Here's the thing: I don't know how successful Pete Carroll will be and I don't know how to know. It's hard enough to evaluate an established NFL coach. This time last year, I didn't know what kind of coach Jim Mora would make. He had supporters and detractors and facts to support either. A few people thought the Seahawks would succeed in Mora's first year before declining over the next two seasons, because Mora's Atlanta Falcons succeeded in his first year and declined over the next two seasons. Surprisingly, Mora was not in total control over the innumerable variables that produced that performance in Atlanta.

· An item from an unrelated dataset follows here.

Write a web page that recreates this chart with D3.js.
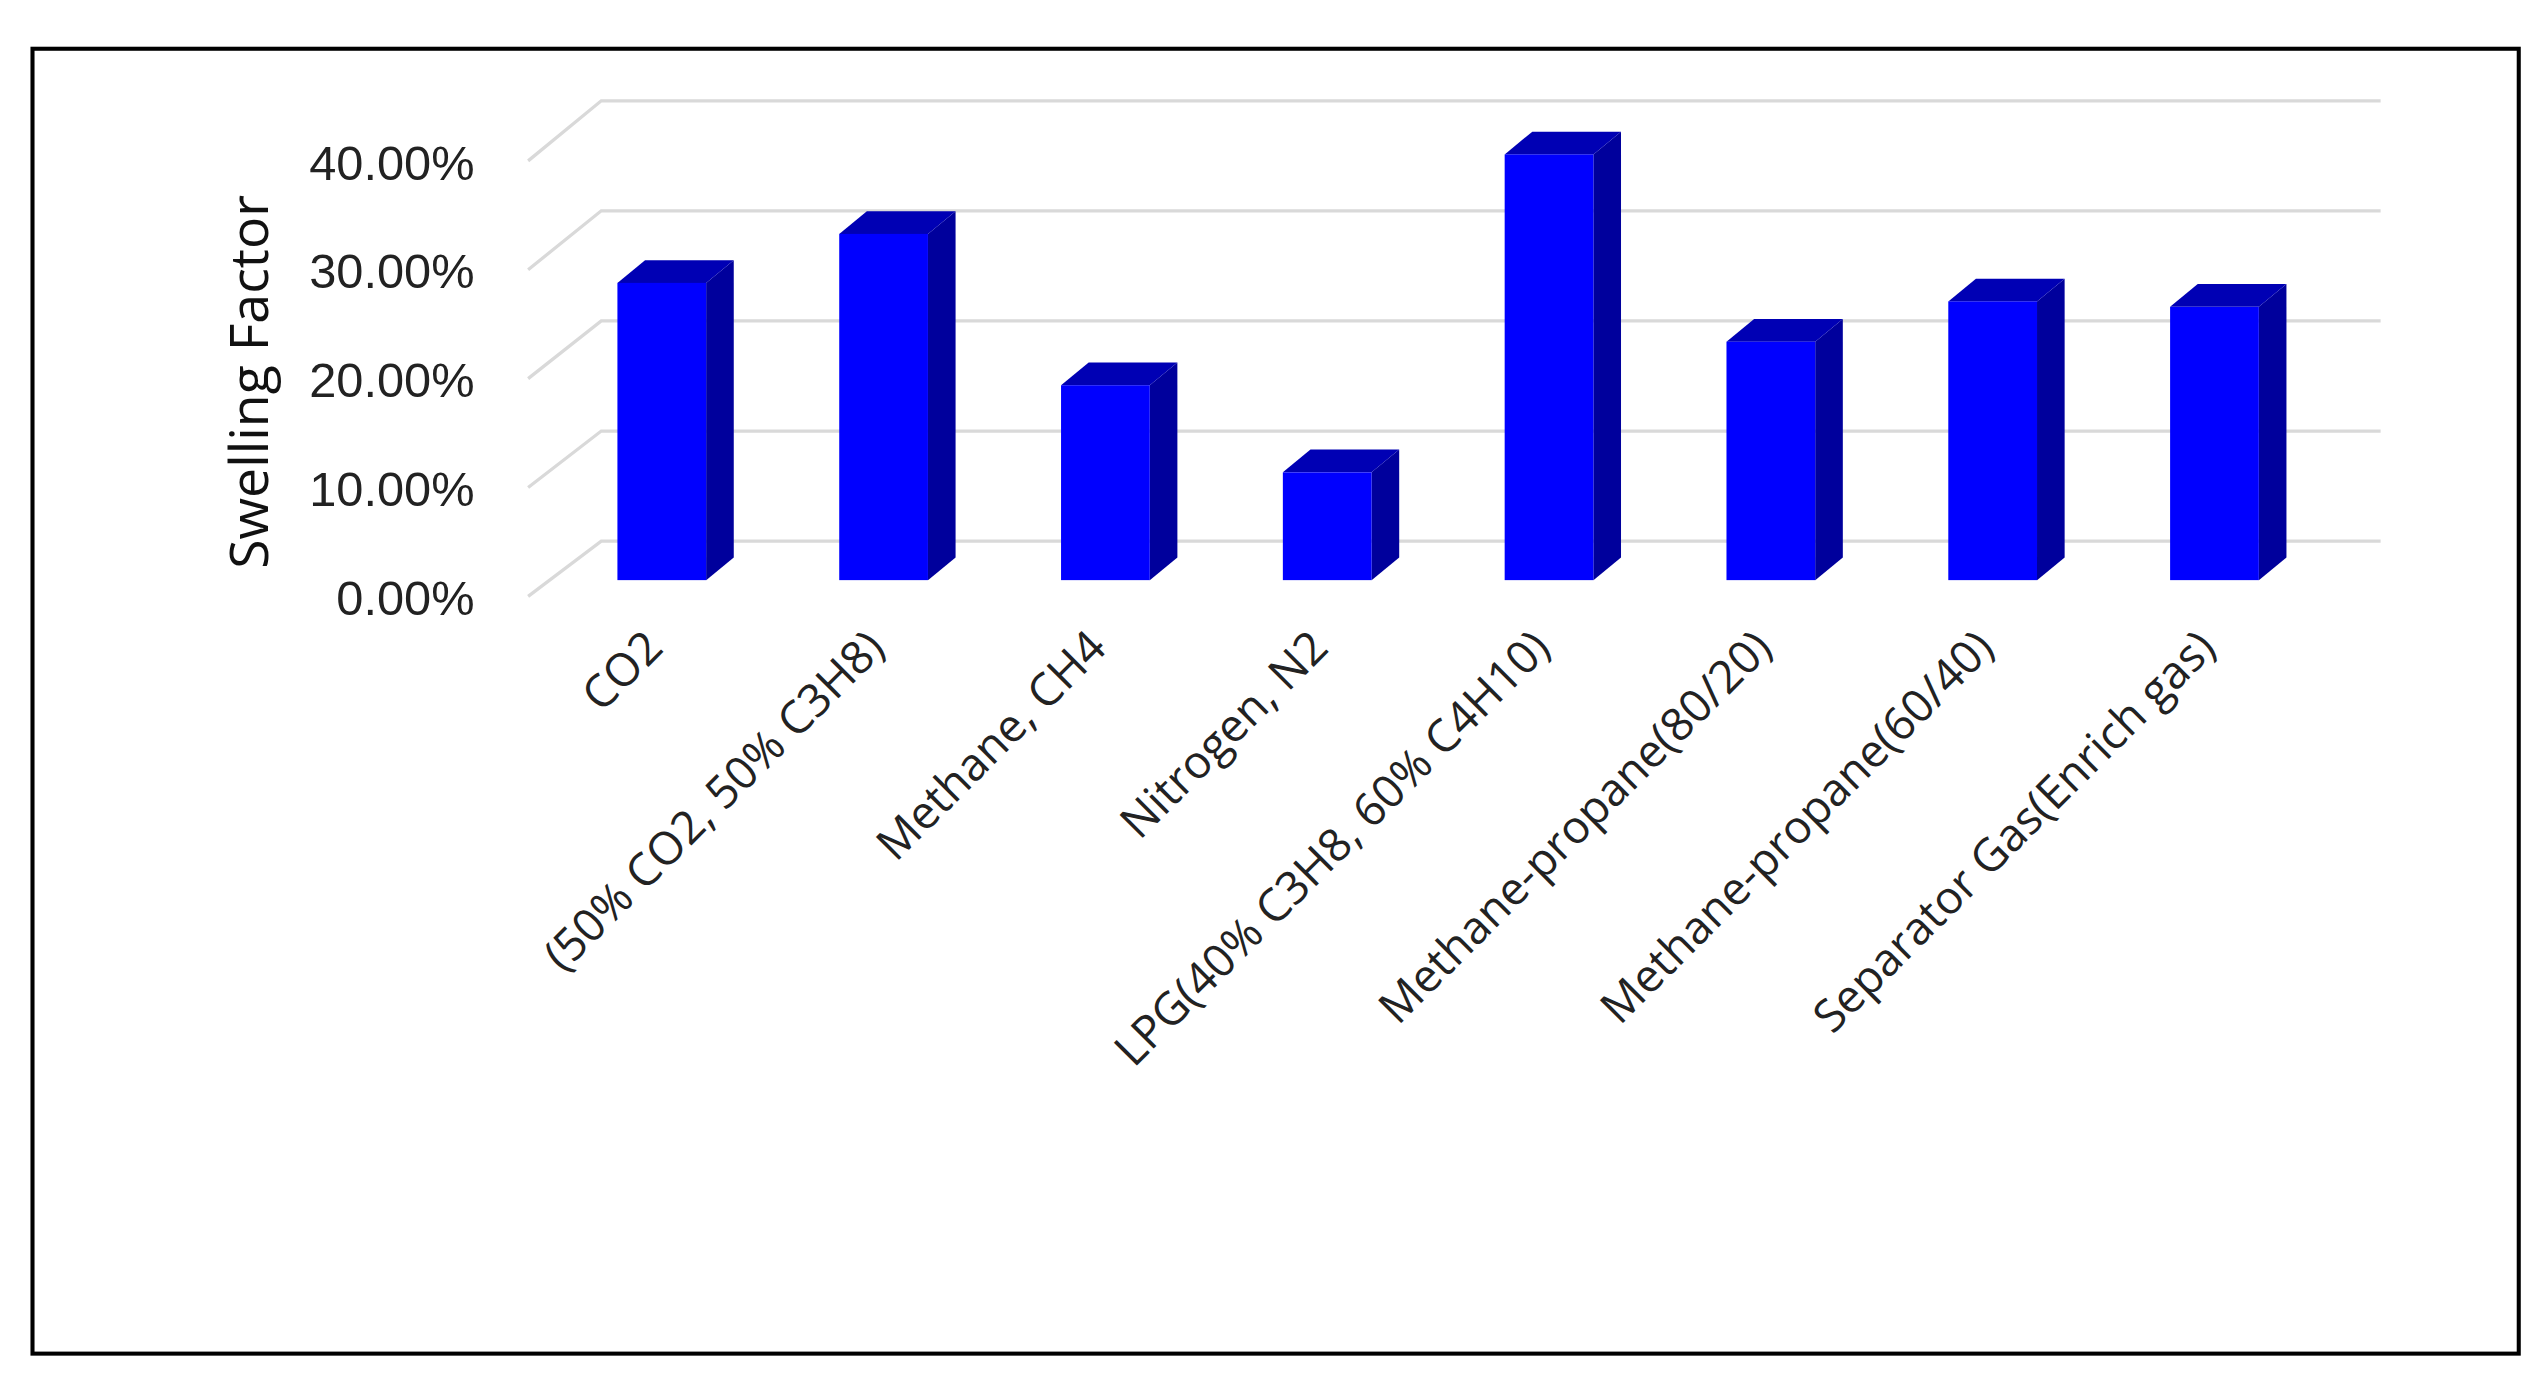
<!DOCTYPE html>
<html><head><meta charset="utf-8">
<script src="https://cdn.jsdelivr.net/npm/d3@7"></script>
<style>body{margin:0;background:#fff}</style></head>
<body><svg id="c" width="2548" height="1391"></svg>
<script>
const categories = ["CO2","(50% CO2, 50% C3H8)","Methane, CH4","Nitrogen, N2","LPG(40% C3H8, 60% C4H10)","Methane-propane(80/20)","Methane-propane(60/40)","Separator Gas(Enrich gas)"];
const values = [0.273, 0.318, 0.179, 0.099, 0.391, 0.219, 0.256, 0.251];
const ticks = [0, 0.1, 0.2, 0.3, 0.4];

const svg = d3.select("#c");
const g = svg.append("g").attr("transform","scale(1.625)");
g.append("rect").attr("x",20).attr("y",30).attr("width",1530).attr("height",803)
 .attr("fill","none").attr("stroke","#000").attr("stroke-width",2.5);

const yFront = d3.scaleLinear().domain([0,0.4]).range([368,100]);
const yBar = d3.scaleLinear().domain([0,0.4]).range([357,89]);
const yBack = d3.scaleLinear().domain([0,0.4]).range([333,62]);
const x = d3.scaleBand().domain(categories).range([339,1431]).paddingInner(0.6).paddingOuter(0.3);

ticks.forEach(t=>{
  g.append("path").attr("d",`M325,${yFront(t)-1}L370,${yBack(t)}L1465,${yBack(t)}`)
   .attr("fill","none").attr("stroke","#d9d9d9").attr("stroke-width",2);
  g.append("text").attr("x",292).attr("y",yFront(t)).attr("dy","0.35em").attr("text-anchor","end")
   .attr("font-family","Liberation Sans Narrow, Arial Narrow, sans-serif").attr("font-size",30).attr("fill","#222")
   .text(d3.format(".2%")(t));
});

const dx=17, dy=14;
const bars = g.selectAll(".b").data(categories.map((c,i)=>({c,v:values[i]}))).enter().append("g");
bars.each(function(d){
  const s=d3.select(this), x0=x(d.c), w=x.bandwidth(), y0=yBar(0), y1=yBar(d.v);
  s.append("path").attr("d",`M${x0+w},${y1}L${x0+w+dx},${y1-dy}L${x0+w+dx},${y0-dy}L${x0+w},${y0}Z`).attr("fill","#00009c");
  s.append("path").attr("d",`M${x0},${y1}L${x0+dx},${y1-dy}L${x0+w+dx},${y1-dy}L${x0+w},${y1}Z`).attr("fill","#0000b4");
  s.append("rect").attr("x",x0).attr("y",y1).attr("width",w).attr("height",y0-y1).attr("fill","#0000ff");
  s.append("text").attr("transform",`translate(${x0+w/2+2},${400}) rotate(-45)`)
   .attr("text-anchor","end").attr("font-family","Open Sans, sans-serif").attr("font-size",28).attr("fill","#222")
   .text(d.c);
});

g.append("text").attr("transform","translate(165,235) rotate(-90)").attr("text-anchor","middle")
 .attr("font-family","Open Sans, sans-serif").attr("font-size",33).attr("fill","#111").text("Swelling Factor");
</script></body></html>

Seattle would not win a Super Bowl if it hired Bill Cowher. It wouldn't draft a great quarterback if it hired Mike Shanahan. It didn't reach the NFC Championship under Mora. It won't become a dynasty because of Pete Carroll.
Mora didn't fail because his team failed. He was fired because his team failed, but he didn't injure Matt Hasselbeck, end Walter Jones career, put Lofa Tatupu on IR, turn Marcus Trufant into a penalty machine or cut off Patrick Kerney's arms. Mora didn't make the 2009 Seattle Seahawks bad. He made them worse.
He needlessly lost talent. He eventually lost his team. I could look at each of Mora's coaching decisions in context and evaluate how and why they succeeded or failed. It wasn't until about a month before his firing that I became confident he wasn't a good head coach.
Mora had to define himself and so will Carroll. What he accomplished at USC will not translate to the pros. One needs only to consider Nick Saban to see that the ability to run a successful college program and the ability to run a successful pro team are not the same.
Saban finished 15-17 as an NFL head coach. He inherited a loser, stumbled onto the right side of .500 in his first season, ran out virtually the exact same quality of team his second season, but suffered various kinds of bad luck, finished 2006 6-10 and left the Dolphins to return to college. Saban bookended his short and unsuccessful time in Miami with a national championship at LSU in 2003 and a national championship at Alabama in 2009-10.
Saban is the first coach since 1936 to win a national championship at two different programs. That feat puts him in the discussion for greatest college coach of our era. He isn't a brilliant mastermind, but certainly knows something about winning at the amateur level. Whatever that is, it didn't follow him to Florida, and whatever caused him to fail in Miami didn't follow him to Alabama.
Carroll can not import winning. Whatever allowed him to win at USC won't translate to Seattle. That doesn't mean he'll fail. That doesn't mean he'll succeed. Pete Carroll's collegiate career doesn't tell us anything about how he'll fare as an NFL coach. Neither do the careers of Saban, Spurrier, Kiffin or Petrino.
Pretty bland.
I guess we'll just have to wait and watch what Carroll does and evaluate his decisions rather than his reputation, hype, type, tresses and tan.